4.4. Computational Complexity

The computation of the proposed CSNN method includes feed-forward propagation and back propagation. Note the filtering of CSNN model is mainly implemented with multiplication of matrices. Assume there are i nodes in the input layer, corresponding to i context pixels being fed to the network, and j and k denotes the number of nodes in the two hidden layers, and l denotes the number of nodes in the output layer. In a four-layer neural network, there are three weight matrices to represent weights between these layers. For example, $W_{ji}$ is a weight matrix with j rows and i columns, which contains the weights going from layer i to layer j.
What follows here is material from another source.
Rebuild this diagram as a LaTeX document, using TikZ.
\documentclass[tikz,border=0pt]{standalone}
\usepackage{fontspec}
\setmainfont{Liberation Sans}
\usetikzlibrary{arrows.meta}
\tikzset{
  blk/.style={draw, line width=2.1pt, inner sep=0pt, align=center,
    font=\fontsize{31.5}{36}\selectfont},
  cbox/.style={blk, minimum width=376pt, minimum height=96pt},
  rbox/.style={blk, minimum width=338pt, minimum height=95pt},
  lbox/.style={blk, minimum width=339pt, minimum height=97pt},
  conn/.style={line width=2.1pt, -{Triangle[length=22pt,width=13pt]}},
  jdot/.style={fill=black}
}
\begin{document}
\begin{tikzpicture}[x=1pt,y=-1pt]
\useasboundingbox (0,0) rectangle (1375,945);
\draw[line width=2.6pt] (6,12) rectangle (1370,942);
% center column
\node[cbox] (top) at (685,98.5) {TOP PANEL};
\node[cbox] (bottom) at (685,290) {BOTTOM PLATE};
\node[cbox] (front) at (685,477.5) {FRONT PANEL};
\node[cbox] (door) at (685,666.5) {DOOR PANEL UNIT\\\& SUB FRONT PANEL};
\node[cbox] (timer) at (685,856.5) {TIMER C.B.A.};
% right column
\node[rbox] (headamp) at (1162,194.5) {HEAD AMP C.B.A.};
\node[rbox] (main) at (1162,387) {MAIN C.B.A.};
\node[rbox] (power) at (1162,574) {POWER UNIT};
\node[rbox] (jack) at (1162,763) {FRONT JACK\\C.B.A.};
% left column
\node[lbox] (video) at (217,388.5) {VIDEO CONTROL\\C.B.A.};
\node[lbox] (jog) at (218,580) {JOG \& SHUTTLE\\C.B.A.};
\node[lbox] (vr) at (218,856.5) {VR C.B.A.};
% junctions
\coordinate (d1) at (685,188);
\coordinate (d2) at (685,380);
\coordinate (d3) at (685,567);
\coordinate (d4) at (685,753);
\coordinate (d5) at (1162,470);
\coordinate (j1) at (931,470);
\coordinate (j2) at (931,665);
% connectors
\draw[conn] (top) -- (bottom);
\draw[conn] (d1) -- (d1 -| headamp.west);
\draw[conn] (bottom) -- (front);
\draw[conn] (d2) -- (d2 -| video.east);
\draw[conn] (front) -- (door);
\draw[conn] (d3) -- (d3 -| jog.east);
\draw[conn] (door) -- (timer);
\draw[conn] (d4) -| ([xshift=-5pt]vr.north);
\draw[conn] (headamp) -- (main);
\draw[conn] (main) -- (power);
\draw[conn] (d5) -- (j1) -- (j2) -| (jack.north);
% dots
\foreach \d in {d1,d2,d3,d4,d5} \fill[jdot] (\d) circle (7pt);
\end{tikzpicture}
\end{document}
In a feed forward pass, propagating a sample from layer i to layer j takes $O(j·i)$ time complexity, thus the overall time complexity from the input layer to the output layer becomes $O(j·i+k·j+l·k)$. The back propagation starts from the last layer of the model. Similar to the feed forward pass, the time complexity of the back propagation is given by $O(l·k+k·j+j·i)$. We can see that the computational complexity of the neural network largely depends on the number of hidden layers and the number of nodes in each layer. Also, as shown in Equations (9) and (10), activation function is only needed for the spatial channel, with very light computation required for the $ReLU$ function. The computation time for compressing the IP dataset takes 0.8 seconds/band, the experiments were carried out on a Thinkpad laptop with Intel Core i5 CPU and 8GB installed memory, running Windows 7 Professional (64-bit operating system). Note the matrix operations can be greatly parallelized by GPUs to further reduce the computation time.

5. Conclusions

Hyperspectral imaging has found increasingly widespread applications in a growing number of fields. Data compression especially the lossless compression plays a key role in efficiently transmitting and storing the hyperspectral data.
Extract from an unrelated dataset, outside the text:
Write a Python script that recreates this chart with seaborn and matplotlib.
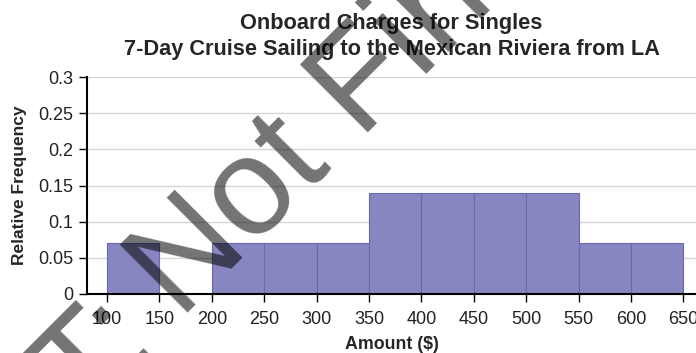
import matplotlib
matplotlib.use("Agg")
import matplotlib.pyplot as plt
import seaborn as sns
import numpy as np

# Relative frequency of onboard charges per $50 class
bin_edges = [100, 150, 200, 250, 300, 350, 400, 450, 500, 550, 600, 650]
rel_freq = [0.07, 0.0, 0.07, 0.07, 0.07, 0.14, 0.14, 0.14, 0.14, 0.07, 0.07]
x_ticks = [100, 150, 200, 250, 300, 350, 400, 450, 500, 550, 600, 650]
y_ticks = [0, 0.05, 0.1, 0.15, 0.2, 0.25, 0.3]
y_tick_labels = ["0", "0.05", "0.1", "0.15", "0.2", "0.25", "0.3"]

class_mids = [(a + b) / 2 for a, b in zip(bin_edges[:-1], bin_edges[1:])]

sns.set_theme(style="white")
plt.rcParams["font.family"] = ["Liberation Sans", "DejaVu Sans"]

W, H = 696, 353
fig = plt.figure(figsize=(W / 100, H / 100), dpi=100)
ax = fig.add_axes([87 / W, 1 - 294 / H, 1 - 87 / W, (294 - 77) / H])

sns.histplot(x=class_mids, weights=rel_freq, bins=bin_edges, stat="count",
             color="#8886c0", edgecolor="#6b68b2", linewidth=0.8, alpha=1.0, ax=ax)

ax.set_xlim(80.9, 662)
ax.set_ylim(0, 0.3)
ax.set_xticks(x_ticks)
ax.set_yticks(y_ticks)
ax.set_yticklabels(y_tick_labels)

for lab in ax.get_xticklabels() + ax.get_yticklabels():
    lab.set_fontfamily(["Liberation Sans Narrow", "Liberation Sans"])
    lab.set_fontsize(13)
    lab.set_color("#222222")

ax.yaxis.grid(True, color="#d6d6d6", linewidth=1)
ax.set_axisbelow(True)
for side in ["top", "right"]:
    ax.spines[side].set_visible(False)
for side in ["left", "bottom"]:
    ax.spines[side].set_color("black")
    ax.spines[side].set_linewidth(1.5)
ax.tick_params(axis="x", direction="out", length=6, width=1, color="black",
               bottom=True, pad=6)
ax.tick_params(axis="y", direction="out", length=6, width=1, color="black",
               left=True, pad=4)

ax.set_xlabel("Amount ($)", fontsize=12.8, fontweight="bold", labelpad=6)
ax.set_ylabel("Relative Frequency", fontsize=12.5, fontweight="bold", labelpad=8)
ax.set_title("Onboard Charges for Singles\n7-Day Cruise Sailing to the Mexican Riviera from LA",
             fontsize=15.7, fontweight="bold", pad=16, linespacing=1.3)

# Diagonal draft watermark, anchored where "Not" begins on the baseline
wm_kw = dict(rotation=45, rotation_mode="anchor", va="baseline", fontsize=100,
             fontweight="normal", color="black", alpha=0.55, family="Liberation Sans")
start_x, start_y = 180, 320          # pixel position of the start of "Not"
gap = 20                             # space before "Not", per axis along 45 degrees
fig.text(start_x / W, 1 - start_y / H, "Not Final", ha="left", **wm_kw)
fig.text((start_x - gap) / W, 1 - (start_y + gap) / H, "DRAFT:", ha="right", **wm_kw)

fig.savefig("out.png", dpi=100)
In this paper, we design a shallow neural network to extract and combine spatial and spectral contexts to improve predictive coding. The filtering-based neural network requires no training and has low computational complexity. Extensive simulation results on public hyperspectral images and the standard CCSDS calibrated and uncalibrated test datasets demonstrate that the proposed method provides higher compression than several other state-of-the-art methods.

The proposed method provides a tradeoff between computational complexity and coding performance that makes it an appealing approach for hyperspectral lossless data compression. Further research will study how to take advantage of the similarity between different scenes to further improve the compression efficiency.